_YOUR TASK_
Set down the data below from its first line to the line holding "import plotly.graph_objects as go", inclusive; omit all pictures.

_DATASET SECTION_
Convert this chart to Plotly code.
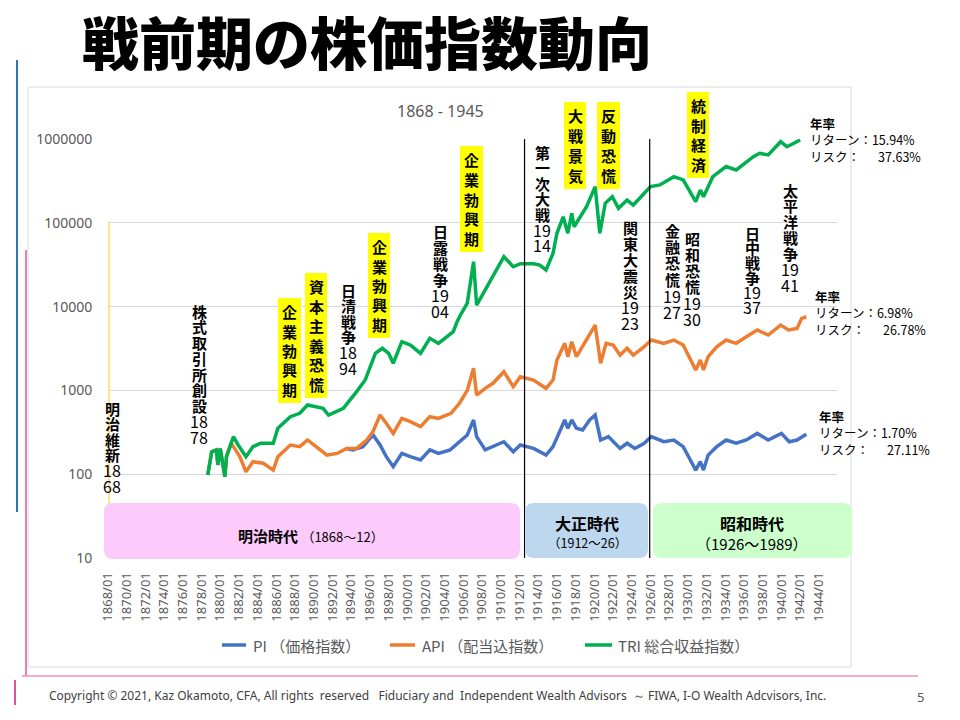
import plotly.graph_objects as go

# ---------------- data ----------------
tri_dates = ["1878-09","1879-02","1879-08","1879-10","1880-01","1880-07","1880-09","1881-06","1881-12","1882-10",
             "1883-07","1884-05","1885-09","1886-03","1887-07","1888-07","1889-05","1891-01","1891-08","1893-03",
             "1894-08","1895-07","1896-08","1897-05","1898-01","1898-07","1899-06","1900-05","1901-06","1902-06",
             "1903-05","1904-12","1905-05","1905-08","1906-06","1907-02","1907-06","1908-05","1909-03","1910-05",
             "1911-05","1912-02","1913-07","1914-03","1914-11","1915-08","1916-01","1916-09","1917-03","1917-08",
             "1917-11","1919-03","1920-02","1920-08","1921-03","1921-12","1922-08","1923-07","1924-03","1925-05",
             "1926-01","1927-01","1928-07","1929-07","1930-03","1930-11","1931-05","1931-09","1932-09","1934-02",
             "1935-03","1937-01","1937-09","1938-08","1939-12","1940-08","1941-05","1942-01"]
tri_values = [98,185,195,129,203,93,162,281,223,162,
              213,234,234,353,486,533,670,611,508,611,
              966,1330,2773,3180,2773,2108,3811,3480,2773,4180,
              3645,5010,6600,7570,11000,34400,10400,15800,22700,39400,
              29900,32500,32500,31300,27400,43200,75000,118000,75000,130000,
              89800,156000,270000,75000,171000,205000,149000,187000,163000,225000,
              270000,283000,355000,325000,246000,179000,246000,205000,355000,469000,
              427000,615000,675000,645000,929000,809000,889000,973000]

api_dates = ["1878-09","1879-02","1879-08","1879-10","1880-01","1880-07","1880-09","1881-03","1881-06","1882-02",
             "1882-10","1883-07","1884-08","1885-09","1886-03","1887-07","1888-07","1889-05","1890-04","1891-06",
             "1892-07","1893-07","1894-08","1895-09","1896-05","1897-02","1897-10","1898-07","1899-06","1900-05",
             "1901-06","1902-06","1903-05","1904-09","1905-08","1906-06","1907-02","1907-06","1908-05","1909-03",
             "1910-05","1911-05","1912-02","1913-07","1914-11","1915-08","1916-01","1916-11","1917-03","1917-08",
             "1918-02","1918-10","1920-02","1920-09","1921-04","1922-01","1922-10","1923-07","1924-03","1925-05",
             "1926-02","1927-06","1928-07","1929-07","1930-03","1930-11","1931-05","1931-09","1932-03","1933-02",
             "1934-02","1935-03","1936-04","1937-06","1938-08","1939-12","1940-10","1941-09","1942-03","1942-09"]
api_values = [98,185,195,129,203,93,162,234,213,162,
              107,141,135,112,162,223,213,256,213,169,
              177,203,203,256,322,508,405,307,464,424,
              369,486,464,533,702,1000,1835,881,1059,1216,
              1672,1107,1456,1330,1059,1330,2306,3645,2525,3811,
              2525,3320,6025,2108,3645,3480,2642,3180,2642,3320,
              3990,3645,3990,3480,2525,1750,2306,1750,2525,3320,
              3990,3645,4375,5260,4580,6025,5260,5500,7250,7570]

pi_dates = ["1893-07","1894-03","1895-04","1896-05","1897-02","1897-10","1898-07","1899-06","1900-05","1901-06",
            "1902-06","1903-05","1904-08","1905-08","1906-06","1907-02","1907-06","1908-05","1909-03","1910-05",
            "1911-05","1912-02","1913-07","1914-11","1915-08","1916-03","1916-11","1917-03","1917-08","1918-02",
            "1918-10","1919-07","1920-02","1920-09","1921-07","1922-10","1923-07","1924-05","1925-05","1926-02",
            "1927-06","1928-07","1929-07","1930-03","1930-11","1931-05","1931-09","1932-03","1933-02","1934-02",
            "1935-03","1936-04","1937-06","1938-08","1940-01","1940-11","1941-09","1942-09"]
pi_values = [203,195,213,294,223,162,123,177,162,148,
             195,177,195,244,294,444,281,195,213,244,
             185,223,203,169,213,307,444,353,444,353,
             337,444,508,256,281,203,234,203,234,281,
             244,256,213,155,112,141,112,169,213,256,
             234,256,307,256,307,244,256,300]

series_names = ["PI （価格指数）", "API （配当込指数）", "TRI 総合収益指数）"]
series_colors = ["#4472C4", "#ED7D31", "#00B050"]

y_tickvals = [10, 100, 1000, 10000, 100000, 1000000]
y_ticktext = ["10", "100", "1000", "10000", "100000", "1000000"]

events_plain = [
    ["明", "治", "維", "新", "18", "68"],
    ["株", "式", "取", "引", "所", "創", "設", "18", "78"],
    ["日", "清", "戦", "争", "18", "94"],
    ["日", "露", "戦", "争", "19", "04"],
    ["第", "一", "次", "大", "戦", "19", "14"],
    ["関", "東", "大", "震", "災", "19", "23"],
    ["金", "融", "恐", "慌", "19", "27"],
    ["昭", "和", "恐", "慌", "19", "30"],
    ["日", "中", "戦", "争", "19", "37"],
    ["太", "平", "洋", "戦", "争", "19", "41"],
]
events_yellow = ["企業勃興期", "資本主義恐慌", "企業勃興期", "企業勃興期", "大戦景気", "反動恐慌", "統制経済"]

stats = [("15.94%", "37.63%"), ("6.98%", "26.78%"), ("1.70%", "27.11%")]
eras = [("明治時代", "（1868～12）"), ("大正時代", "（1912～26）"), ("昭和時代", "（1926～1989）")]

# ---------------- layout helpers (pixel -> paper) ----------------
W, H = 960, 720
L, R, T, B = 108, 837, 139, 558


def px(x):
    return (x - L) / (R - L)


def py(y):
    return (B - y) / (B - T)


JP = "Noto Sans CJK JP"
GRAY = "#595959"

fig = go.Figure()
for name, d, v, c in zip(series_names, [pi_dates, api_dates, tri_dates],
                         [pi_values, api_values, tri_values], series_colors):
    fig.add_trace(go.Scatter(x=d, y=v, mode="lines", name=name,
                             line=dict(color=c, width=3.5), showlegend=False))

shapes = []
annotations = []

# chart frame
shapes.append(dict(type="rect", xref="paper", yref="paper", x0=px(28), x1=px(851), y0=py(667), y1=py(87),
                   line=dict(color="#d9d9d9", width=1), fillcolor="white", layer="below"))
# decorative slide lines
shapes.append(dict(type="line", xref="paper", yref="paper", x0=px(17), x1=px(17), y0=py(60), y1=py(512),
                   line=dict(color="#2E75B6", width=2)))
shapes.append(dict(type="line", xref="paper", yref="paper", x0=px(26), x1=px(26), y0=py(250), y1=py(676),
                   line=dict(color="#E0559A", width=1.5)))
shapes.append(dict(type="line", xref="paper", yref="paper", x0=px(15), x1=px(15), y0=py(680), y1=py(705),
                   line=dict(color="#E0559A", width=2)))
shapes.append(dict(type="line", xref="paper", yref="paper", x0=px(22), x1=px(918), y0=py(676), y1=py(676),
                   line=dict(color="#F08CBE", width=1.5)))

# vertical era lines
shapes.append(dict(type="line", xref="x", yref="paper", x0="1912-07-15", x1="1912-07-15", y0=0, y1=1,
                   line=dict(color="black", width=1.2)))
shapes.append(dict(type="line", xref="x", yref="paper", x0="1925-12-01", x1="1925-12-01", y0=0, y1=1,
                   line=dict(color="black", width=1.2)))
shapes.append(dict(type="line", xref="paper", yref="paper", x0=px(109), x1=px(109), y0=0, y1=py(223),
                   line=dict(color="#FFD966", width=1.5)))


def rrect(x0, y0, x1, y1, r, color):
    pts = lambda x, y: f"{px(x):.5f},{py(y):.5f}"
    path = (f"M {pts(x0 + r, y0)} L {pts(x1 - r, y0)} Q {pts(x1, y0)} {pts(x1, y0 + r)} "
            f"L {pts(x1, y1 - r)} Q {pts(x1, y1)} {pts(x1 - r, y1)} L {pts(x0 + r, y1)} "
            f"Q {pts(x0, y1)} {pts(x0, y1 - r)} L {pts(x0, y0 + r)} Q {pts(x0, y0)} {pts(x0 + r, y0)} Z")
    return dict(type="path", xref="paper", yref="paper", path=path, fillcolor=color,
                line=dict(width=0), layer="above")


# era boxes
shapes.append(rrect(104, 503, 520, 559, 9, "#FCCBFC"))
shapes.append(rrect(525, 503, 648, 558, 9, "#BDD7EE"))
shapes.append(rrect(653, 503, 852, 558, 9, "#CCFFCC"))

annotations.append(dict(x=px(311), y=py(535), text=f"<b>{eras[0][0]}</b> <span style='font-size:13px'>{eras[0][1]}</span>",
                        font=dict(family=JP, size=15, color="black")))
annotations.append(dict(x=px(587), y=py(523), text=f"<b>{eras[1][0]}</b>", font=dict(family=JP, size=16, color="black")))
annotations.append(dict(x=px(587), y=py(542), text=eras[1][1], font=dict(family=JP, size=12.5, color="black")))
annotations.append(dict(x=px(752), y=py(523), text=f"<b>{eras[2][0]}</b>", font=dict(family=JP, size=16, color="black")))
annotations.append(dict(x=px(752), y=py(543), text=eras[2][1], font=dict(family=JP, size=15, color="black")))

# plain vertical event labels: (x centre, first line centre, step)
plain_pos = [(112, 408, 15.5), (199, 311, 15.75), (348, 290, 15.6), (440, 231, 16.0), (542, 152, 15.5),
             (630, 227, 16.0), (672, 230, 16.4), (692, 238, 16.2), (752, 233, 14.7), (790, 190, 15.8)]
for lines, (xc, y0, st) in zip(events_plain, plain_pos):
    for i, s in enumerate(lines):
        if s.isdigit():
            annotations.append(dict(x=px(xc), y=py(y0 + i * st), text=s,
                                    font=dict(family=JP, size=16, color="black")))
        else:
            annotations.append(dict(x=px(xc), y=py(y0 + i * st), text=f"<b>{s}</b>",
                                    font=dict(family=JP, size=15, color="black")))

# yellow highlighted labels: box (x0, x1, top, bottom)
yellow_pos = [(278, 301, 298, 403), (305, 327, 273, 398), (368, 390, 233, 338), (460, 483, 146, 252),
              (564, 586, 102, 189), (597, 620, 102, 189), (687, 709, 92, 178)]
for word, (x0, x1, t, b) in zip(events_yellow, yellow_pos):
    shapes.append(dict(type="rect", xref="paper", yref="paper", x0=px(x0), x1=px(x1), y0=py(b), y1=py(t),
                       fillcolor="#FFFF00", line=dict(width=0), layer="above"))
    n = len(word)
    st = (b - t - 8) / n
    for i, ch in enumerate(word):
        annotations.append(dict(x=px((x0 + x1) / 2), y=py(t + 4 + st * (i + 0.5)), text=f"<b>{ch}</b>",
                                font=dict(family=JP, size=15, color="black")))

# annual stats labels
stat_pos = [(808, 140), (813, 313), (817, 433)]
for (ret, risk), (x, y) in zip(stats, stat_pos):
    annotations.append(dict(x=px(x), y=py(y), xanchor="left", align="left",
                            text=f"<b>年率</b><br>リターン：{ret}<br>リスク：\u3000\u00a0 {risk}",
                            font=dict(family=JP, size=12.5, color="black")))

# chart subtitle
annotations.append(dict(x=px(440), y=py(111), text="1868 - 1945", font=dict(family="Noto Sans", size=16, color=GRAY)))

# manual legend
legend_pos = [(222, 246, 251), (390, 415, 420), (585, 612, 616)]
for name, c, (a, b, tx) in zip(series_names, series_colors, legend_pos):
    shapes.append(dict(type="line", xref="paper", yref="paper", x0=px(a), x1=px(b), y0=py(645), y1=py(645),
                       line=dict(color=c, width=3.5)))
    annotations.append(dict(x=px(tx), y=py(645), xanchor="left", text=name,
                            font=dict(family=JP, size=15, color=GRAY)))

# slide title & footer
annotations.append(dict(x=px(367), y=py(40), text="戦前期の株価指数動向",
                        font=dict(family=JP, size=57, color="black", weight=900)))
annotations.append(dict(x=px(47), y=py(695), xanchor="left",
                        text="Copyright © 2021, Kaz Okamoto, CFA, All rights\u00a0 reserved\u00a0\u00a0 Fiduciary and\u00a0 "
                             "Independent Wealth Advisors\u00a0 ～ FIWA, I-O Wealth Adcvisors, Inc.",
                        font=dict(family="Liberation Sans Narrow, Noto Sans", size=12, color="#404040")))
annotations.append(dict(x=px(920), y=py(697), text="5", font=dict(family="Noto Sans", size=13, color=GRAY)))

for a in annotations:
    a.setdefault("xref", "paper")
    a.setdefault("yref", "paper")
    a.setdefault("showarrow", False)
    a.setdefault("xanchor", "center")
    a.setdefault("yanchor", "middle")

fig.update_layout(
    width=W, height=H,
    margin=dict(l=L, r=W - R, t=T, b=H - B, pad=0),
    paper_bgcolor="white", plot_bgcolor="rgba(0,0,0,0)",
    shapes=shapes, annotations=annotations,
    xaxis=dict(type="date", range=["1868-01-01", "1945-12-10"], tick0="1868-01-01", dtick="M24",
               tickformat="%Y/%m", tickangle=-90, showgrid=False, zeroline=False, showline=False,
               ticks="outside", ticklen=8, tickcolor="rgba(0,0,0,0)",
               tickfont=dict(family="Noto Sans", size=13, color=GRAY)),
    yaxis=dict(type="log", range=[1, 6], tickvals=y_tickvals, ticktext=y_ticktext,
               showgrid=True, gridcolor="#d9d9d9", gridwidth=1, zeroline=False, showline=False,
               ticks="outside", ticklen=12, tickcolor="rgba(0,0,0,0)",
               tickfont=dict(family="Noto Sans", size=14, color=GRAY)),
    font=dict(family=JP),
)

fig.write_html("out.html", config={"displayModeBar": False},
               post_script="document.body.style.margin='0';document.body.style.overflow='hidden';")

_SOLUTION TO THIS PROBLEM_
Convert this chart to Plotly code.
import plotly.graph_objects as go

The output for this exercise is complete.